-- Data to use --
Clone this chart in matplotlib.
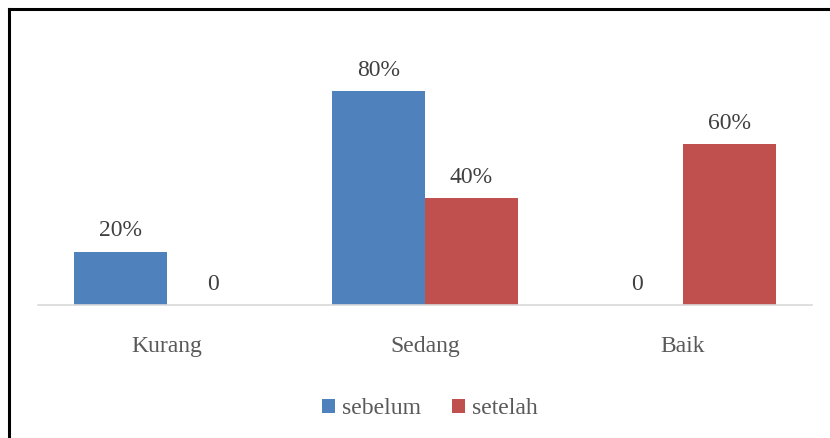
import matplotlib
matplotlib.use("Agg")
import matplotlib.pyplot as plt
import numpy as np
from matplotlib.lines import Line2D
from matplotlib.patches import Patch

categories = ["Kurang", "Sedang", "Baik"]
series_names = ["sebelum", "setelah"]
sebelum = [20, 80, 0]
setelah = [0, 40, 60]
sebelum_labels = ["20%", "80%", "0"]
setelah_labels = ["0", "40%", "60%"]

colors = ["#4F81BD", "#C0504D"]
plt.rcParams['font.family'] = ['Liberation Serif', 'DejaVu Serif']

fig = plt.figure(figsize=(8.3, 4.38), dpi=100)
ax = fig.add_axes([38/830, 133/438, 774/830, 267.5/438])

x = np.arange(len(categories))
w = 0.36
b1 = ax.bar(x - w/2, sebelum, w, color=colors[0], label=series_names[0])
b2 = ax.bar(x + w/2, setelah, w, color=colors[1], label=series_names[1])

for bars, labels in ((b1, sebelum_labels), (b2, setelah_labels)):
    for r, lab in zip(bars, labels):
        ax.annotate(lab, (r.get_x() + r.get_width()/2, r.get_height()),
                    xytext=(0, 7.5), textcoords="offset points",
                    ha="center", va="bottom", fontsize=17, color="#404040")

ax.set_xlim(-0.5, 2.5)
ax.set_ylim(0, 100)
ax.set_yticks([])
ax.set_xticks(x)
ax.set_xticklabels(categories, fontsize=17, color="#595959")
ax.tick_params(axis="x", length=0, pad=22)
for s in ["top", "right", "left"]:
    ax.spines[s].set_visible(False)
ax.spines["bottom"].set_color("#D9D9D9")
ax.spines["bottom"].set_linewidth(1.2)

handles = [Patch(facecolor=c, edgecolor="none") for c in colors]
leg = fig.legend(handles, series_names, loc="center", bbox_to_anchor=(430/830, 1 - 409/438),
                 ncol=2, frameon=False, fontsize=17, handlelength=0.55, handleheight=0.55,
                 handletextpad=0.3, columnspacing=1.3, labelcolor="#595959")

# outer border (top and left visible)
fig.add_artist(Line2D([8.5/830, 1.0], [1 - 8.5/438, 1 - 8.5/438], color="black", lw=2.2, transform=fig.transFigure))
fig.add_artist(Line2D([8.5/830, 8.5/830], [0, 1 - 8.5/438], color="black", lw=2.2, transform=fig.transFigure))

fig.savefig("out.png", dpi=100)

---

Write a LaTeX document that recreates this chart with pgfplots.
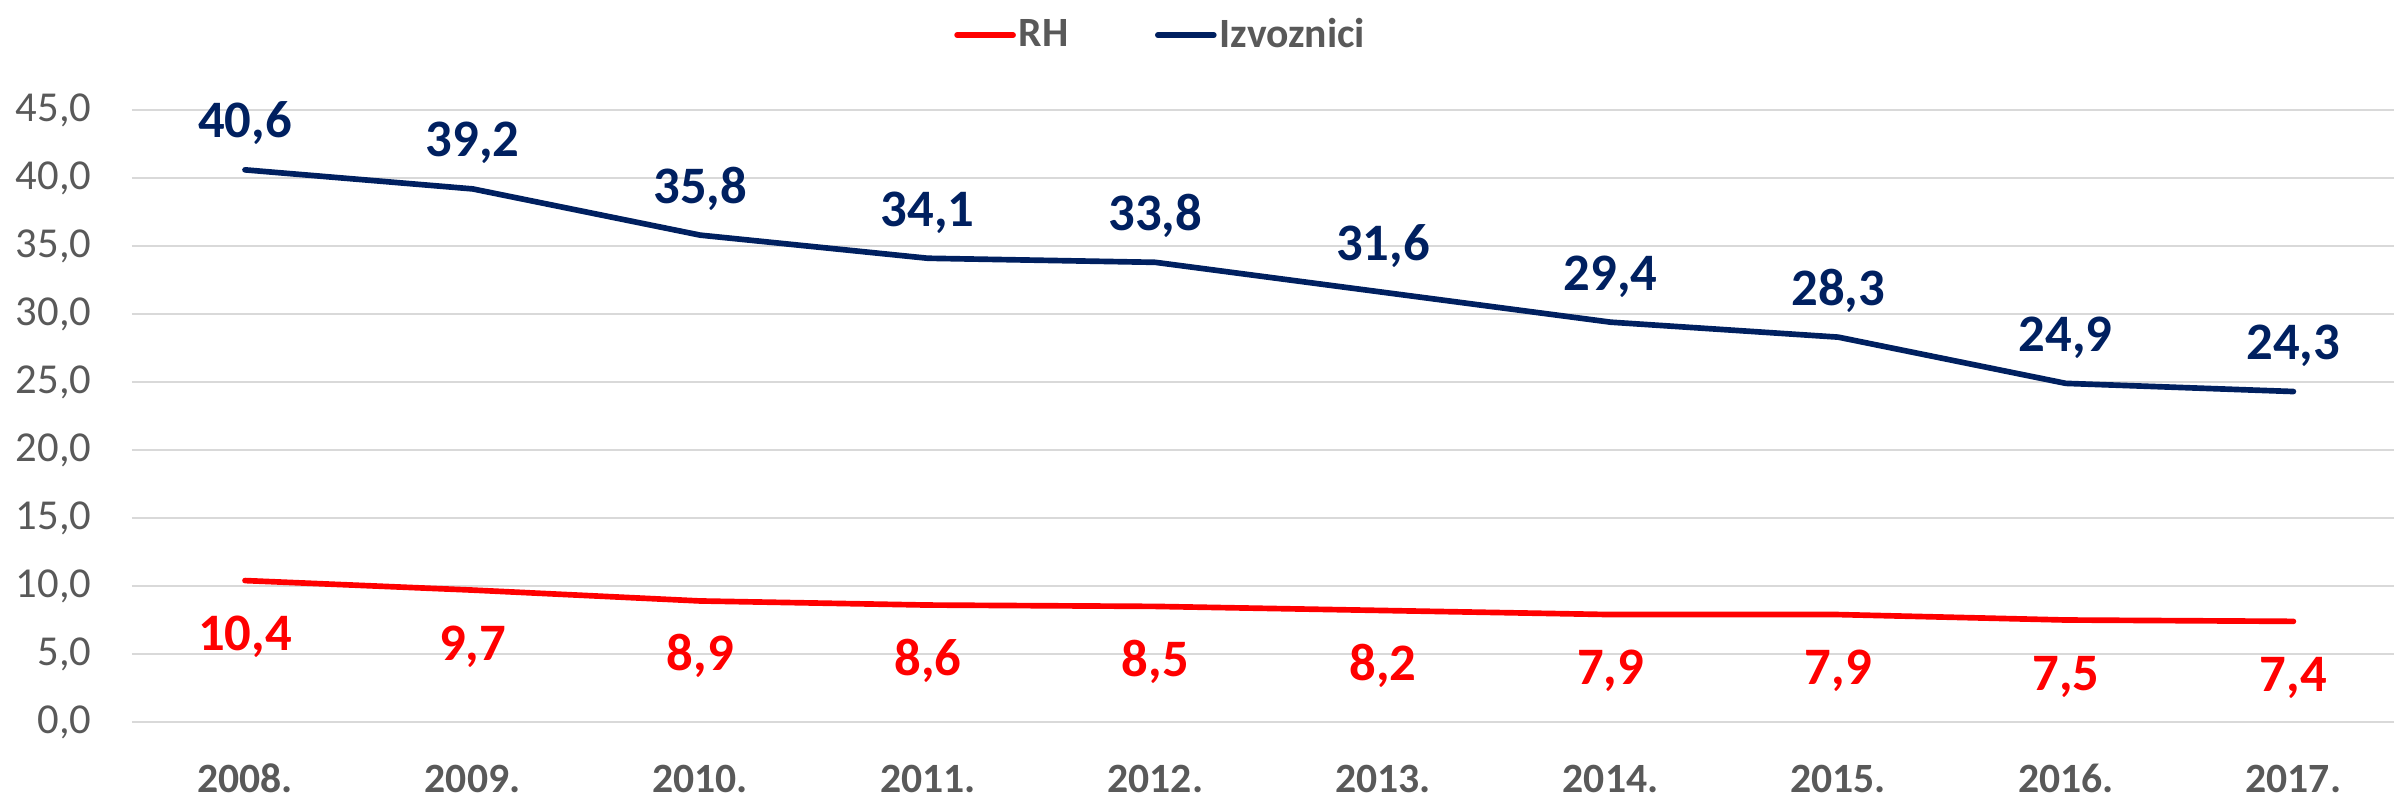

...

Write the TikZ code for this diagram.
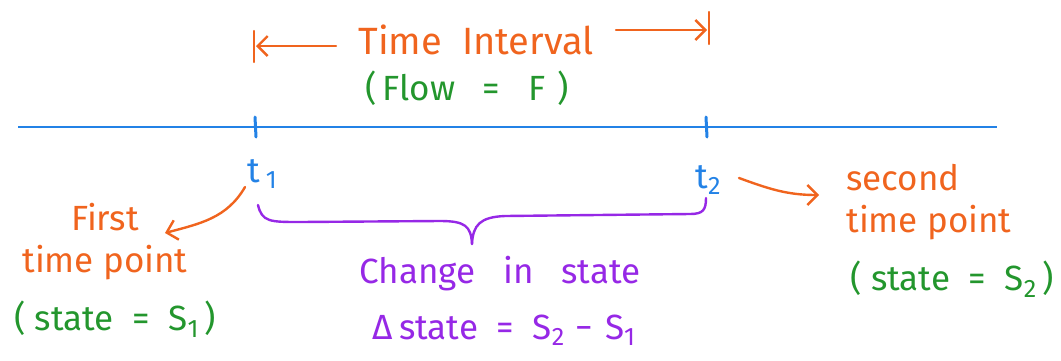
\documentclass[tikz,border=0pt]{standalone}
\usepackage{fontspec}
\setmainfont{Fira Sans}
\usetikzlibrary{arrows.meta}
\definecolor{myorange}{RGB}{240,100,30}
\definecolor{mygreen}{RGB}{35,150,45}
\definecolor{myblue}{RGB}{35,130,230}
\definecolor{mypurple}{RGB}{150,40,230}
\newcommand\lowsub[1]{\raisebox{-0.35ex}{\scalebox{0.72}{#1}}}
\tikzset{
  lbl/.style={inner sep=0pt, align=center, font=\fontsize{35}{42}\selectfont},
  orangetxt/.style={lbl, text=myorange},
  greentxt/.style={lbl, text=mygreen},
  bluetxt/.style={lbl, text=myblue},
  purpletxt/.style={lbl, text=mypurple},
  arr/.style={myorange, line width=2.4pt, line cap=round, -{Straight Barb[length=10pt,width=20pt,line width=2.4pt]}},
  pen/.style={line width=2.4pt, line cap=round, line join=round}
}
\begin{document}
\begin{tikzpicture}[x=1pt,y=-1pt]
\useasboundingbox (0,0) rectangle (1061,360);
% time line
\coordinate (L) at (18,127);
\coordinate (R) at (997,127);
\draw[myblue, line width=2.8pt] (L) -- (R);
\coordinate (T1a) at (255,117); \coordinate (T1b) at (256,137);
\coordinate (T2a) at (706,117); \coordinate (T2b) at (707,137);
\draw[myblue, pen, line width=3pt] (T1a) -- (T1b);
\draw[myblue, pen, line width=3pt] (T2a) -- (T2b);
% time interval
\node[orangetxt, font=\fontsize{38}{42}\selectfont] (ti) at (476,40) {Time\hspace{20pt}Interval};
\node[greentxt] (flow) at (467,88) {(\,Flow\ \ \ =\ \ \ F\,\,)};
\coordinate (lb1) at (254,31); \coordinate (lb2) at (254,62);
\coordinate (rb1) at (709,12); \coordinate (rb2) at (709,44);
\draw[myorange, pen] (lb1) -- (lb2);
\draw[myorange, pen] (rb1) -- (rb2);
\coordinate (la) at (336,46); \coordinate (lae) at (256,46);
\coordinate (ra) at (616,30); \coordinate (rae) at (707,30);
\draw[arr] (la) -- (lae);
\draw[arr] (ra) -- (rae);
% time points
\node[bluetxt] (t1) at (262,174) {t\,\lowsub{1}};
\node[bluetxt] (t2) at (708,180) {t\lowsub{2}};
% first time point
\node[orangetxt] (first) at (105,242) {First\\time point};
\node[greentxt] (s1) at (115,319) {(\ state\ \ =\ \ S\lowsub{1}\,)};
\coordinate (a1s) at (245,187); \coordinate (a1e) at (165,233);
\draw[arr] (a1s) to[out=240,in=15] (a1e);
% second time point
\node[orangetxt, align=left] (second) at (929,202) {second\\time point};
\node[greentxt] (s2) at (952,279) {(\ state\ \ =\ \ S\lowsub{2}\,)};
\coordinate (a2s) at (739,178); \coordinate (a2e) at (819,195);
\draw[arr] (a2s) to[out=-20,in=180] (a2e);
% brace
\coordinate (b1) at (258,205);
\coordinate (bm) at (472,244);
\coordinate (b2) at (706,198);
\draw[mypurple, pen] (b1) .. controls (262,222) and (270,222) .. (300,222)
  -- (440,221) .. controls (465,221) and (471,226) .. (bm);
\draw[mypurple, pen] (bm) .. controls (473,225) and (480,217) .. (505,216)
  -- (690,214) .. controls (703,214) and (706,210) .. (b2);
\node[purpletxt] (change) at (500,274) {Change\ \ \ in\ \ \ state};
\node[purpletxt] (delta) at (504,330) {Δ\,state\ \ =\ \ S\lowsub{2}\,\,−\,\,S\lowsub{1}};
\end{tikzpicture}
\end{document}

-- Stated task --
The lines to reproduce run from the one above containing "Clone this chart in matplotlib." through the one containing "plt.rcParams['font.family'] = ['Liberation". Copy them exactly and leave out all pictures.

-- Exercise answer --
Clone this chart in matplotlib.
import matplotlib
matplotlib.use("Agg")
import matplotlib.pyplot as plt
import numpy as np
from matplotlib.lines import Line2D
from matplotlib.patches import Patch

categories = ["Kurang", "Sedang", "Baik"]
series_names = ["sebelum", "setelah"]
sebelum = [20, 80, 0]
setelah = [0, 40, 60]
sebelum_labels = ["20%", "80%", "0"]
setelah_labels = ["0", "40%", "60%"]

colors = ["#4F81BD", "#C0504D"]
plt.rcParams['font.family'] = ['Liberation Serif', 'DejaVu Serif']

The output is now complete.